Thursday 14 November 2013

Technology Use Scenario

Scenario
"Jamie has persuaded her parents to let her talk to her friends in an online chat room.  Many of the people in the chat room are Jamie’s friends, but there are some people she does not know.  For several days, she has noticed on of these individuals talking to some of her friends.  Now, this person is starting to ask Jamie about herself and what she looks like.  Jamie becomes uncomfortable and logs off the chat room.  Later that evening, she talks to her parents and mentions the person in the chat room and how it made her feel" (Ribble, 2011, p. 93).

First and foremost I would like to commend Jamie on speaking to her parents about her experience in the chat room.  To her defense, Jamie is not using the online chat room inappropriately; she is simply connecting with her friends.  “Often issues arise from unforeseen and unintended uses of the new technology” (Ribble, 2011, p. 32).  Perhaps Jamie’s personality and profile attracted the “internet creeper”.  Instead of letting Jamie enter into the chat room, it would have been ideal if the parents understood how she could protect herself and raise awareness of digital security and the possibility of interacting with online predators.  Below is a video worth watching on how we can protect our loved ones.

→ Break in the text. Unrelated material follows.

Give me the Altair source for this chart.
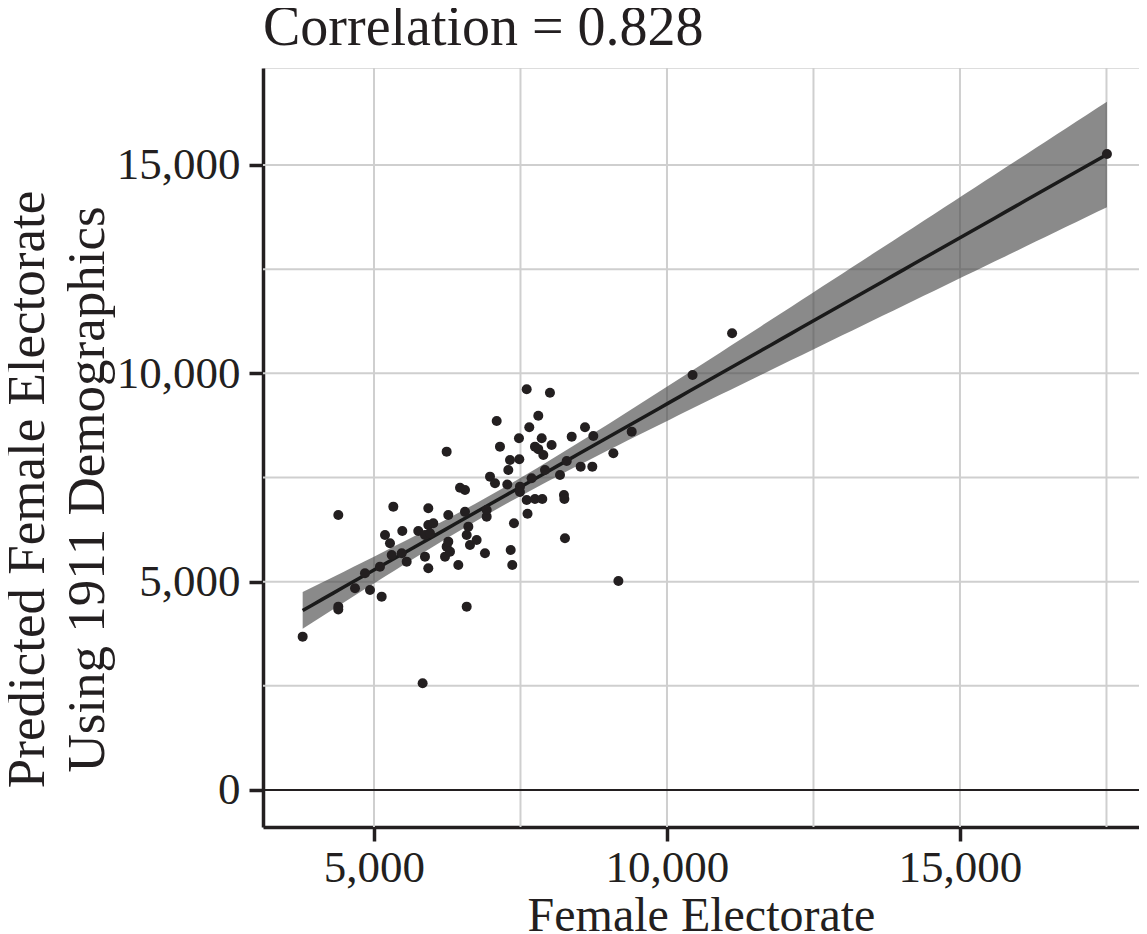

Ribble, Mike. (2011). Digital Citizenship in Schools, 2nd Edition. International Society for Technology in Education.

3 comments:

  1. Jamie is being very responsible in this situation. We know that our children will be online and using chat rooms, and other forums where they may be exposed to other people that we or they do not know. The best thing we can teach them is that if they do not know the person, do not communicate with them.

    She should also be commended for telling her parents. Some children wouldn't for fear of not being allowed back on the site. If they feel something is not right, they need to tell an adult they trust. This demonstrates maturity and lets her parents be aware of the dangers so they can monitor the site as well so suspicious persons can be reported. The parents can also alert other parents to beware.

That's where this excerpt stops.